Companies such as Imperium Renewables in Washington state already operate refineries that convert soy or palm oil from farms into biodiesel. A few individuals, meanwhile, fill up their biodiesel vehicles at fast-food restaurants. Cars need to be retrofitted, however, before they can accept oil straight from the Dumpster.

Methodically collecting and refining waste biodiesel for sale to vehicles that have not been retrofitted could help transform biodiesel from an asterisk as a fuel source into a something of a sustainable industry. In the U.S. last year, only 150 million gallons of biodiesel were produced while Americans consumed 62 billion gallons of regular diesel.

Additionally, a focus on animal fat could help insulate the industry from the increasingly erratic pricing in the commodities market. Some expect that prices for vegetable cooking oil will begin to rise in a few years because of biodiesel demand. Animal fat already costs 70 to 80 cents less than new vegetable oil per pound, according to Tyson, while restaurants have to pay people to get rid of waste vegetable oil.

No guarantees on the menu
Success, though, is not guaranteed. Smithfield Foods a few weeks ago shut down its biodiesel subsidiary after two years because it determined that the project, based in Utah, was not economical. Smithfield BioEnergy, however, differed from these other projects in that it was trying to make diesel by mixing vegetable oil and methane culled from the manure of the animals on its farm.

"The nutrient content of the animal manure produced on our farms proved to be more than 50 percent below published estimates," the company said in a statement. Smithfield, however, will explore ways to exploit the methane.

Converting waste oil or animal fat into biodiesel is a somewhat straightforward chemical process. Through the transesterification process, glycerols, which make the oil more viscous, are removed from the oil. Hobbyists who run their cars on deep fat fryer oil today have to insert an additional tank inside their cars or trucks where the oil can be heated up before going into the engine. The heating counteracts the effects of the glycerols. (Biodiesel hobbyists also filter the oil.)

As a fuel source, biodiesel has distinct advantages over conventional diesel based on fossil fuels, say advocates. When burned in cars, it produces far less carbon dioxide in most cases and can produce fewer sulfur compounds, although an extensive debate surrounds the sulfur issue. Drivers can get fewer miles per gallon, but the difference is not big, and the cost--with subsidies--is somewhat similar to regular diesel. Many big diesel consumers buy their fuel directly from refiners so biodiesel makers don't have to worry as much about being snubbed by Big Oil gas stations.

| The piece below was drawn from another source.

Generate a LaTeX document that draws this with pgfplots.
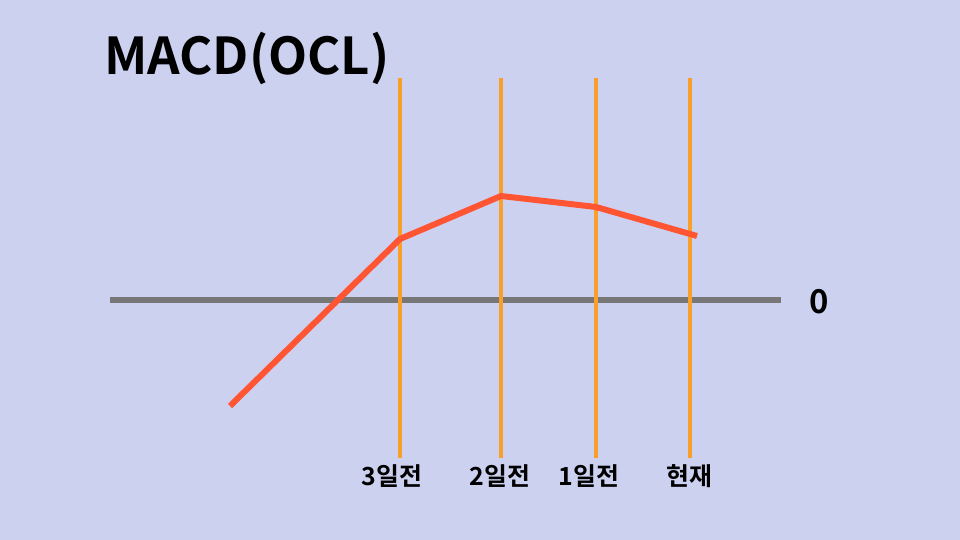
\documentclass[border=0pt]{standalone}
\usepackage{pgfplots}
\pgfplotsset{compat=1.18}
\usepackage{fontspec}
\setmainfont{Noto Sans CJK KR}[BoldFont={* Bold}]
\definecolor{bg}{HTML}{CDD1F0}
\definecolor{org}{HTML}{FB9F2B}
\definecolor{redl}{HTML}{FF5533}
\definecolor{grayl}{HTML}{777777}
\begin{document}
\begin{tikzpicture}
\begin{axis}[
  scale only axis, width=960bp, height=540bp,
  xmin=0, xmax=960, ymin=-240, ymax=300,
  hide axis, clip=false,
]
\fill[bg] (axis cs:0,-240) rectangle (axis cs:960,300);
\addplot[grayl, line width=6bp, line cap=butt] coordinates {(110,0) (781,0)};
\addplot[org, line width=4bp] coordinates {(400,222) (400,-158)};
\addplot[org, line width=4bp] coordinates {(501,222) (501,-158)};
\addplot[org, line width=4bp] coordinates {(596,222) (596,-158)};
\addplot[org, line width=4bp] coordinates {(690,222) (690,-158)};
\addplot[redl, line width=6bp, line join=miter] coordinates {(230,-106) (400,61) (501,104) (596,93) (697,64)};
\node[anchor=base west, inner sep=0pt, font=\fontsize{51}{58}\selectfont\bfseries] at (axis cs:104,225) {MACD(OCL)};
\node[font=\fontsize{33}{38}\selectfont\bfseries] at (axis cs:819,-2) {0};
\node[font=\fontsize{25}{30}\selectfont\bfseries] at (axis cs:392,-176) {3일전};
\node[font=\fontsize{25}{30}\selectfont\bfseries] at (axis cs:500,-176) {2일전};
\node[font=\fontsize{25}{30}\selectfont\bfseries] at (axis cs:589,-176) {1일전};
\node[font=\fontsize{25}{30}\selectfont\bfseries] at (axis cs:689,-176) {현재};
\end{axis}
\end{tikzpicture}
\end{document}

Interestingly, biodiesel was the first form of diesel. Rudolf Diesel ran his first engines on peanut oil. Petroleum-based diesel, however, became popular because it cost less.

However, variations in the feedstock lead to different kinds of biodiesel. Soy-based biodiesel, for instance, can produce more sulfur. Also, animal fat biodiesel doesn't work as well in colder climates. Mixing different types of feedstocks can ameliorate the problem. Animal biodiesel can also be used for heating.

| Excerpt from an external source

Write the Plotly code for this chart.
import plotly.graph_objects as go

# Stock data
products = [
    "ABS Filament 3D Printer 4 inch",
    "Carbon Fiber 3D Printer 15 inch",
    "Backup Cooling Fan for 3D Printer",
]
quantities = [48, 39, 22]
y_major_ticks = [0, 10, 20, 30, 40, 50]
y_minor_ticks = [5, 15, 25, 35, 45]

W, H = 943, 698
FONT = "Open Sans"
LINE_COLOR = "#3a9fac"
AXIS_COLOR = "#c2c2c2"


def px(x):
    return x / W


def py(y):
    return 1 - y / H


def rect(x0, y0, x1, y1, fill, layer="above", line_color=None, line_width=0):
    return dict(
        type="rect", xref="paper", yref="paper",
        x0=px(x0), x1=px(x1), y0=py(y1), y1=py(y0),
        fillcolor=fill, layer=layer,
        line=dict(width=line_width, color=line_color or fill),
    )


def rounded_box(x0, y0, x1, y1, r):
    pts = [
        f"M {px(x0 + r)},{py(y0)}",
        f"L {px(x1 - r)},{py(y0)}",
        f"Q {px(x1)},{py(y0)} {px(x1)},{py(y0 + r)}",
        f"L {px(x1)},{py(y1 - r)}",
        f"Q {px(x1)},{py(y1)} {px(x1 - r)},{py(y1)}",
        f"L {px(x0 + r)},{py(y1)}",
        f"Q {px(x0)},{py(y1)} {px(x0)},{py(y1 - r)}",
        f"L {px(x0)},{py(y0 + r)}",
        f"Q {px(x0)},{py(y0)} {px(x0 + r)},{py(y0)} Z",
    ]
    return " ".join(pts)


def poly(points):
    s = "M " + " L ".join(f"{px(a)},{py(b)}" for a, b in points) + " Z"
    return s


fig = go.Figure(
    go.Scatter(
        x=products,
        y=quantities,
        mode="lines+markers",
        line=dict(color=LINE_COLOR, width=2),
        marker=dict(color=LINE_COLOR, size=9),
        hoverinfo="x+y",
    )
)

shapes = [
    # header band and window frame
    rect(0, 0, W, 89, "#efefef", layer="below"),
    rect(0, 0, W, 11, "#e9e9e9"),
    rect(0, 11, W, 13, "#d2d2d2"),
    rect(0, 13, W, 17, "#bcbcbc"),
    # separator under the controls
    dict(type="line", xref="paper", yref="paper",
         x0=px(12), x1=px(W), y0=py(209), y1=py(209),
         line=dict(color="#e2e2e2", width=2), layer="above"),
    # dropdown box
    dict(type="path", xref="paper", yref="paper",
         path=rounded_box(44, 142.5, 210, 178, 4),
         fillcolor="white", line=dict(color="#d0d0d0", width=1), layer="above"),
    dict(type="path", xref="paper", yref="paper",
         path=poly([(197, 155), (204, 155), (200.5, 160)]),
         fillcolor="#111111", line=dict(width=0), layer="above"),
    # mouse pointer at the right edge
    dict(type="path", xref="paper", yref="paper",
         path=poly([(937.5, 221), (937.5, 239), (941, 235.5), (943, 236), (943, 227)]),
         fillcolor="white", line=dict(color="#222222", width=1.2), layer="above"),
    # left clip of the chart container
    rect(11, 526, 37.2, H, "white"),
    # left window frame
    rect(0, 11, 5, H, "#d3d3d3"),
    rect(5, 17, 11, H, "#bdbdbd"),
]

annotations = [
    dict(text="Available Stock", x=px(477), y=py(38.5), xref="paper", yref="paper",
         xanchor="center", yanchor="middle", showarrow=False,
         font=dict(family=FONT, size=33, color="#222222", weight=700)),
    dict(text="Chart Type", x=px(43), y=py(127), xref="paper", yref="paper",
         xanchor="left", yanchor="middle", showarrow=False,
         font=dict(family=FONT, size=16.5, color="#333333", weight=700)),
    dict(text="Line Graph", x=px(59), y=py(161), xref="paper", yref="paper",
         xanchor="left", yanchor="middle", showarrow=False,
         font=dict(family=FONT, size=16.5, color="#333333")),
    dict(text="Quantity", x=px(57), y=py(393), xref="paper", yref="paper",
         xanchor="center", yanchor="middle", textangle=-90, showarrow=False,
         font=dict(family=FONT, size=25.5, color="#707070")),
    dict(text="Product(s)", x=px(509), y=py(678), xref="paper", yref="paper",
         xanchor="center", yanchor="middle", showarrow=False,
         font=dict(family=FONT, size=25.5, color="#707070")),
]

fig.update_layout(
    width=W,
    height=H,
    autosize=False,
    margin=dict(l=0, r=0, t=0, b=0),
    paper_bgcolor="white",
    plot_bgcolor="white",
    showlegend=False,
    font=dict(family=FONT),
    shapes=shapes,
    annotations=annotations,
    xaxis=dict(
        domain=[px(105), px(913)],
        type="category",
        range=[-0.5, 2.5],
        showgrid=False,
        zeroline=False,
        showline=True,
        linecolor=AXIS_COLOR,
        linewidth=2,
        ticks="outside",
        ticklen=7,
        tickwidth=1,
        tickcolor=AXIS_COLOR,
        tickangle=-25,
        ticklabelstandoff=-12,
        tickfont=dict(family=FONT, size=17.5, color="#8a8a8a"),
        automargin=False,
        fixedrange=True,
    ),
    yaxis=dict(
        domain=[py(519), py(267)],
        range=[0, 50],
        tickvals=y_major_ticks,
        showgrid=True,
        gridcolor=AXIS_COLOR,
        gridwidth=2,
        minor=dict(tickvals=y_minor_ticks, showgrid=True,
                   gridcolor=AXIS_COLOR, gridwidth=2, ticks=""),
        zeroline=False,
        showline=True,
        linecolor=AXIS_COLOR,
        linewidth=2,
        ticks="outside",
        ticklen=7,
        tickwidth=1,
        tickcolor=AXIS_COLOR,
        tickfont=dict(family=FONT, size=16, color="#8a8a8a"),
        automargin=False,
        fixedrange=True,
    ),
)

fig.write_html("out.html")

If anything, the economic circumstances of waste oil appear to make it an attractive feedstock. Most restaurants and fast food outlets, which are largely independently owned by franchisees, currently pay waste-disposal companies such as Waste Management 10 to 15 cents a gallon to haul away their used oil.

By contrast, BiOil will pay fast-food outlets for their oil. The company hopes to pay only a few cents a gallon, but that's more attractive than paying to have it hauled away, Rubin says.

"When we tell them we are going to pay them, they are like, 'Excuse me? I don't get it,'" he said. "But once they hear the explanation, they love it. They can even advertise themselves as a green restaurant."

Industrial disposal companies resell the oil they collect. Some of it goes to cattle feed, while the rest gets processed into glycerols for the soap and cosmetic industry. Here too, though, biodiesel is a better bet economically. Biodiesel can sell for around $2.75 a gallon, more than waste oil. BiOil and others can also sell the glycerols they extract during the process.

Perhaps one of the most difficult challenges in entering the market will be getting started. A plant that can churn out 5 million gallons of biodiesel a year can cost a few million dollars, and erecting the plant requires going through regulatory processes.

BiOil hopes to raise $97 million--an exceedingly large amount for a start-up--to build 30 processing plants. Rubin admits that the company hasn't produced a gallon of biodiesel yet either.

But unless burger sales plunge, the potential will be there.